▶ **MATERIAL FOR THE TASK**:
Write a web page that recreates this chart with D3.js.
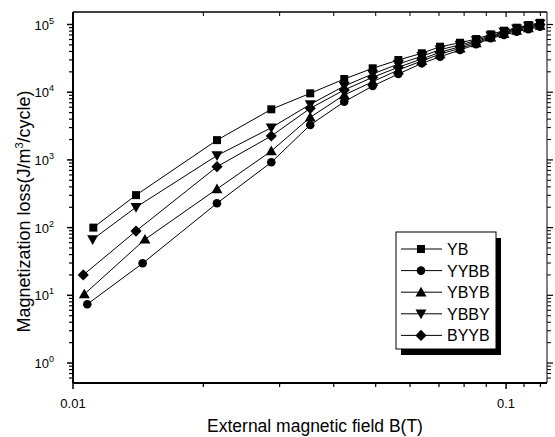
<!DOCTYPE html>
<html><head><meta charset="utf-8">
<script src="https://cdn.jsdelivr.net/npm/d3@7"></script>
<style>
body{margin:0;background:#fff;}
text{font-family:"Liberation Sans",Arial,sans-serif;fill:#000;}
</style></head>
<body><svg id="c" width="555" height="437"></svg>
<script>
// ---- data ----
const seriesNames = ["YB","YYBB","YBYB","YBBY","BYYB"];
const sharedB = [0.0215,0.0287,0.0353,0.0423,0.0492,0.0564,0.0639,0.0704,0.0783,0.0853,0.0922,0.0989,0.1058,0.1126,0.1198];
const fieldYB   = [0.01114,0.01398].concat(sharedB);
const fieldYYBB = [0.01079,0.01448].concat(sharedB);
const fieldYBYB = [0.01062,0.01466].concat(sharedB);
const fieldYBBY = [0.0111,0.01398].concat(sharedB);
const fieldBYYB = [0.01056,0.01398].concat(sharedB);
const lossYB   = [100,302,1960,5590,9630,15670,22550,29900,37600,47000,53800,61000,71600,81000,89700,98300,106000];
const lossYYBB = [7.4,29.7,229,922,3280,7240,12340,18600,26700,33400,42000,51000,62500,70000,78300,84900,92700];
const lossYBYB = [10.4,67,372,1350,4260,9100,14300,21300,29000,36500,44500,53000,64500,73000,81500,88500,96500];
const lossYBBY = [67,200,1160,2990,6620,12340,18600,26100,34000,42500,50000,58000,68500,77500,86500,95000,103000];
const lossBYYB = [20,89,794,2255,5780,10800,16600,23400,31000,39000,47000,55500,66500,75500,84000,92000,100000];
const xTickLabels = ["0.01","0.1"];
const yTickExps = [0,1,2,3,4,5];
const xLabel = "External magnetic field B(T)";
const yLabel = "Magnetization loss(J/m";

const fields = [fieldYB,fieldYYBB,fieldYBYB,fieldYBBY,fieldBYYB];
const losses = [lossYB,lossYYBB,lossYBYB,lossYBBY,lossBYYB];
const markers = ["square","circle","triangle","triangleDown","diamond"];

// ---- layout ----
const L=73, R=547, T=12, B=383;
const svg = d3.select("#c");
const x = d3.scaleLog().domain([0.01,0.1243]).range([L,R]);
const y = d3.scaleLog().domain([0.507,153000]).range([B,T]);

function markerPath(type){
  const p = d3.path();
  if(type==="square"){ const s=4; p.rect(-s,-s,2*s,2*s); }
  else if(type==="circle"){ p.arc(0,0,4.3,0,2*Math.PI); }
  else if(type==="triangle"){ p.moveTo(0,-5.5); p.lineTo(5.5,4.2); p.lineTo(-5.5,4.2); p.closePath(); }
  else if(type==="triangleDown"){ p.moveTo(0,5.5); p.lineTo(5.5,-4.2); p.lineTo(-5.5,-4.2); p.closePath(); }
  else if(type==="diamond"){ p.moveTo(0,-5.6); p.lineTo(5.6,0); p.lineTo(0,5.6); p.lineTo(-5.6,0); p.closePath(); }
  return p.toString();
}

// ---- series ----
const line = d3.line().x(d=>x(d[0])).y(d=>y(d[1]));
seriesNames.forEach((name,i)=>{
  const pts = fields[i].map((b,j)=>[b,losses[i][j]]);
  svg.append("path").attr("d",line(pts)).attr("fill","none").attr("stroke","#000").attr("stroke-width",1);
});
seriesNames.forEach((name,i)=>{
  const pts = fields[i].map((b,j)=>[b,losses[i][j]]);
  svg.append("g").selectAll("path").data(pts).join("path")
    .attr("d",markerPath(markers[i]))
    .attr("transform",d=>`translate(${x(d[0])},${y(d[1])})`)
    .attr("fill","#000");
});

// ---- frame ----
const frame = svg.append("g").attr("stroke","#000").attr("fill","none");
frame.append("line").attr("x1",L).attr("x2",R).attr("y1",B).attr("y2",B).attr("stroke-width",2);
frame.append("line").attr("x1",L).attr("x2",R).attr("y1",T).attr("y2",T).attr("stroke-width",1.5);
frame.append("line").attr("x1",L).attr("x2",L).attr("y1",T).attr("y2",B).attr("stroke-width",2);
frame.append("line").attr("x1",R).attr("x2",R).attr("y1",T).attr("y2",B).attr("stroke-width",1);

// x ticks
const xMinor = [0.02,0.03,0.04,0.05,0.06,0.07,0.08,0.09,0.11,0.12];
const xMajor = [0.01,0.1];
xMajor.forEach(v=>{
  frame.append("line").attr("x1",x(v)).attr("x2",x(v)).attr("y1",B).attr("y2",B+6).attr("stroke-width",1.5);
  frame.append("line").attr("x1",x(v)).attr("x2",x(v)).attr("y1",T).attr("y2",T+5).attr("stroke-width",1.2);
});
xMinor.forEach(v=>{
  frame.append("line").attr("x1",x(v)).attr("x2",x(v)).attr("y1",B).attr("y2",B+4).attr("stroke-width",1.2);
  frame.append("line").attr("x1",x(v)).attr("x2",x(v)).attr("y1",T).attr("y2",T+4).attr("stroke-width",1);
});
svg.append("g").selectAll("text").data(xMajor).join("text")
  .attr("x",d=>x(d)).attr("y",B+25).attr("text-anchor","middle").attr("font-size",13)
  .text((d,i)=>xTickLabels[i]);

// y ticks
yTickExps.forEach(e=>{
  const v = Math.pow(10,e);
  frame.append("line").attr("x1",L-6).attr("x2",L).attr("y1",y(v)).attr("y2",y(v)).attr("stroke-width",1.5);
  frame.append("line").attr("x1",R).attr("x2",R+6).attr("y1",y(v)).attr("y2",y(v)).attr("stroke-width",1.2);
});
for(let e=-1;e<=5;e++){
  for(let m=2;m<=9;m++){
    const v=m*Math.pow(10,e);
    if(v<y.domain()[0]||v>y.domain()[1]) continue;
    frame.append("line").attr("x1",L-4).attr("x2",L).attr("y1",y(v)).attr("y2",y(v)).attr("stroke-width",1.2);
    frame.append("line").attr("x1",R).attr("x2",R+4).attr("y1",y(v)).attr("y2",y(v)).attr("stroke-width",1);
  }
}
const yt = svg.append("g").selectAll("text").data(yTickExps).join("text")
  .attr("x",L-19).attr("y",d=>y(Math.pow(10,d))+5).attr("text-anchor","end").attr("font-size",13);
yt.append("tspan").text("10");
yt.append("tspan").attr("dy",-6).attr("font-size",9).text(d=>d);

// axis labels
svg.append("text").attr("x",315).attr("y",432).attr("text-anchor","middle").attr("font-size",17.5).text(xLabel);
const yl = svg.append("text").attr("transform",`translate(30,${(T+B)/2+14}) rotate(-90)`)
  .attr("text-anchor","middle").attr("font-size",18);
yl.append("tspan").text(yLabel);
yl.append("tspan").attr("dy",-7).attr("font-size",11).text("3");
yl.append("tspan").attr("dy",7).text("/cycle)");

// ---- legend ----
const lg = svg.append("g");
const lx=396, ly=232, lw=100, lh=117;
lg.append("rect").attr("x",lx+5).attr("y",ly+6).attr("width",lw).attr("height",lh).attr("fill","#000");
lg.append("rect").attr("x",lx).attr("y",ly).attr("width",lw).attr("height",lh).attr("fill","#fff").attr("stroke","#000").attr("stroke-width",1);
seriesNames.forEach((name,i)=>{
  const cy = ly+17+i*21.6;
  lg.append("line").attr("x1",lx+5).attr("x2",lx+46).attr("y1",cy).attr("y2",cy).attr("stroke","#000").attr("stroke-width",1);
  lg.append("path").attr("d",markerPath(markers[i])).attr("transform",`translate(${lx+25},${cy})`).attr("fill","#000");
  lg.append("text").attr("x",lx+51).attr("y",cy+6).attr("font-size",16).text(name);
});
</script></body></html>
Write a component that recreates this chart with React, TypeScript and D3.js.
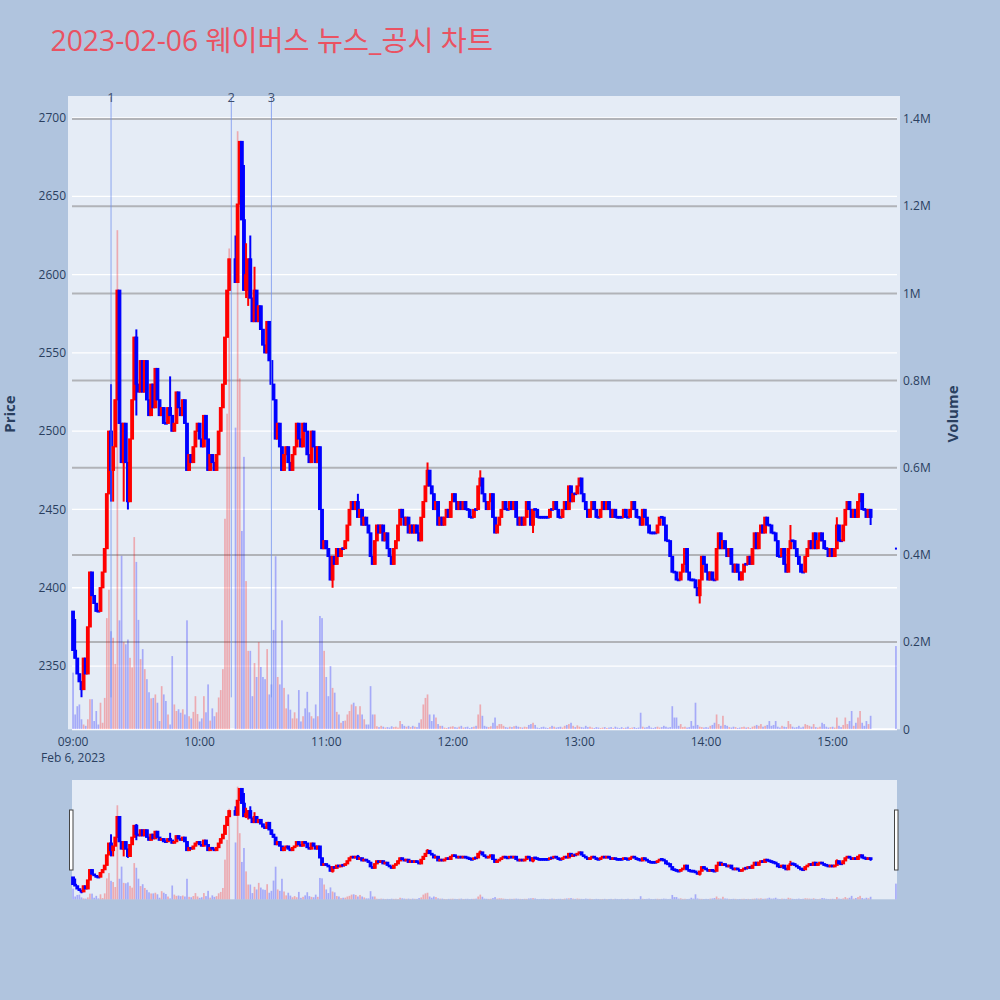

▶ **SET PROBLEM**: Go through the listing above and write it all out exactly, leaving out any picture.

▶ **FULL SOLUTION**:
Write a web page that recreates this chart with D3.js.
<!DOCTYPE html>
<html><head><meta charset="utf-8">
<script src="https://cdn.jsdelivr.net/npm/d3@7"></script>
<style>
body{margin:0;background:#fff;}
text{font-family:"Liberation Sans",Arial,sans-serif;fill:#000;}
</style></head>
<body><svg id="c" width="555" height="437"></svg>
<script>
// ---- data ----
const seriesNames = ["YB","YYBB","YBYB","YBBY","BYYB"];
const sharedB = [0.0215,0.0287,0.0353,0.0423,0.0492,0.0564,0.0639,0.0704,0.0783,0.0853,0.0922,0.0989,0.1058,0.1126,0.1198];
const fieldYB   = [0.01114,0.01398].concat(sharedB);
const fieldYYBB = [0.01079,0.01448].concat(sharedB);
const fieldYBYB = [0.01062,0.01466].concat(sharedB);
const fieldYBBY = [0.0111,0.01398].concat(sharedB);
const fieldBYYB = [0.01056,0.01398].concat(sharedB);
const lossYB   = [100,302,1960,5590,9630,15670,22550,29900,37600,47000,53800,61000,71600,81000,89700,98300,106000];
const lossYYBB = [7.4,29.7,229,922,3280,7240,12340,18600,26700,33400,42000,51000,62500,70000,78300,84900,92700];
const lossYBYB = [10.4,67,372,1350,4260,9100,14300,21300,29000,36500,44500,53000,64500,73000,81500,88500,96500];
const lossYBBY = [67,200,1160,2990,6620,12340,18600,26100,34000,42500,50000,58000,68500,77500,86500,95000,103000];
const lossBYYB = [20,89,794,2255,5780,10800,16600,23400,31000,39000,47000,55500,66500,75500,84000,92000,100000];
const xTickLabels = ["0.01","0.1"];
const yTickExps = [0,1,2,3,4,5];
const xLabel = "External magnetic field B(T)";
const yLabel = "Magnetization loss(J/m";

const fields = [fieldYB,fieldYYBB,fieldYBYB,fieldYBBY,fieldBYYB];
const losses = [lossYB,lossYYBB,lossYBYB,lossYBBY,lossBYYB];
const markers = ["square","circle","triangle","triangleDown","diamond"];

// ---- layout ----
const L=73, R=547, T=12, B=383;
const svg = d3.select("#c");
const x = d3.scaleLog().domain([0.01,0.1243]).range([L,R]);
const y = d3.scaleLog().domain([0.507,153000]).range([B,T]);

function markerPath(type){
  const p = d3.path();
  if(type==="square"){ const s=4; p.rect(-s,-s,2*s,2*s); }
  else if(type==="circle"){ p.arc(0,0,4.3,0,2*Math.PI); }
  else if(type==="triangle"){ p.moveTo(0,-5.5); p.lineTo(5.5,4.2); p.lineTo(-5.5,4.2); p.closePath(); }
  else if(type==="triangleDown"){ p.moveTo(0,5.5); p.lineTo(5.5,-4.2); p.lineTo(-5.5,-4.2); p.closePath(); }
  else if(type==="diamond"){ p.moveTo(0,-5.6); p.lineTo(5.6,0); p.lineTo(0,5.6); p.lineTo(-5.6,0); p.closePath(); }
  return p.toString();
}

// ---- series ----
const line = d3.line().x(d=>x(d[0])).y(d=>y(d[1]));
seriesNames.forEach((name,i)=>{
  const pts = fields[i].map((b,j)=>[b,losses[i][j]]);
  svg.append("path").attr("d",line(pts)).attr("fill","none").attr("stroke","#000").attr("stroke-width",1);
});
seriesNames.forEach((name,i)=>{
  const pts = fields[i].map((b,j)=>[b,losses[i][j]]);
  svg.append("g").selectAll("path").data(pts).join("path")
    .attr("d",markerPath(markers[i]))
    .attr("transform",d=>`translate(${x(d[0])},${y(d[1])})`)
    .attr("fill","#000");
});

// ---- frame ----
const frame = svg.append("g").attr("stroke","#000").attr("fill","none");
frame.append("line").attr("x1",L).attr("x2",R).attr("y1",B).attr("y2",B).attr("stroke-width",2);
frame.append("line").attr("x1",L).attr("x2",R).attr("y1",T).attr("y2",T).attr("stroke-width",1.5);
frame.append("line").attr("x1",L).attr("x2",L).attr("y1",T).attr("y2",B).attr("stroke-width",2);
frame.append("line").attr("x1",R).attr("x2",R).attr("y1",T).attr("y2",B).attr("stroke-width",1);

// x ticks
const xMinor = [0.02,0.03,0.04,0.05,0.06,0.07,0.08,0.09,0.11,0.12];
const xMajor = [0.01,0.1];
xMajor.forEach(v=>{
  frame.append("line").attr("x1",x(v)).attr("x2",x(v)).attr("y1",B).attr("y2",B+6).attr("stroke-width",1.5);
  frame.append("line").attr("x1",x(v)).attr("x2",x(v)).attr("y1",T).attr("y2",T+5).attr("stroke-width",1.2);
});
xMinor.forEach(v=>{
  frame.append("line").attr("x1",x(v)).attr("x2",x(v)).attr("y1",B).attr("y2",B+4).attr("stroke-width",1.2);
  frame.append("line").attr("x1",x(v)).attr("x2",x(v)).attr("y1",T).attr("y2",T+4).attr("stroke-width",1);
});
svg.append("g").selectAll("text").data(xMajor).join("text")
  .attr("x",d=>x(d)).attr("y",B+25).attr("text-anchor","middle").attr("font-size",13)
  .text((d,i)=>xTickLabels[i]);

// y ticks
yTickExps.forEach(e=>{
  const v = Math.pow(10,e);
  frame.append("line").attr("x1",L-6).attr("x2",L).attr("y1",y(v)).attr("y2",y(v)).attr("stroke-width",1.5);
  frame.append("line").attr("x1",R).attr("x2",R+6).attr("y1",y(v)).attr("y2",y(v)).attr("stroke-width",1.2);
});
for(let e=-1;e<=5;e++){
  for(let m=2;m<=9;m++){
    const v=m*Math.pow(10,e);
    if(v<y.domain()[0]||v>y.domain()[1]) continue;
    frame.append("line").attr("x1",L-4).attr("x2",L).attr("y1",y(v)).attr("y2",y(v)).attr("stroke-width",1.2);
    frame.append("line").attr("x1",R).attr("x2",R+4).attr("y1",y(v)).attr("y2",y(v)).attr("stroke-width",1);
  }
}
const yt = svg.append("g").selectAll("text").data(yTickExps).join("text")
  .attr("x",L-19).attr("y",d=>y(Math.pow(10,d))+5).attr("text-anchor","end").attr("font-size",13);
yt.append("tspan").text("10");
yt.append("tspan").attr("dy",-6).attr("font-size",9).text(d=>d);

// axis labels
svg.append("text").attr("x",315).attr("y",432).attr("text-anchor","middle").attr("font-size",17.5).text(xLabel);
const yl = svg.append("text").attr("transform",`translate(30,${(T+B)/2+14}) rotate(-90)`)
  .attr("text-anchor","middle").attr("font-size",18);
yl.append("tspan").text(yLabel);
yl.append("tspan").attr("dy",-7).attr("font-size",11).text("3");
yl.append("tspan").attr("dy",7).text("/cycle)");

// ---- legend ----
const lg = svg.append("g");
const lx=396, ly=232, lw=100, lh=117;
lg.append("rect").attr("x",lx+5).attr("y",ly+6).attr("width",lw).attr("height",lh).attr("fill","#000");
lg.append("rect").attr("x",lx).attr("y",ly).attr("width",lw).attr("height",lh).attr("fill","#fff").attr("stroke","#000").attr("stroke-width",1);
seriesNames.forEach((name,i)=>{
  const cy = ly+17+i*21.6;
  lg.append("line").attr("x1",lx+5).attr("x2",lx+46).attr("y1",cy).attr("y2",cy).attr("stroke","#000").attr("stroke-width",1);
  lg.append("path").attr("d",markerPath(markers[i])).attr("transform",`translate(${lx+25},${cy})`).attr("fill","#000");
  lg.append("text").attr("x",lx+51).attr("y",cy+6).attr("font-size",16).text(name);
});
</script></body></html>
Write a component that recreates this chart with React, TypeScript and D3.js.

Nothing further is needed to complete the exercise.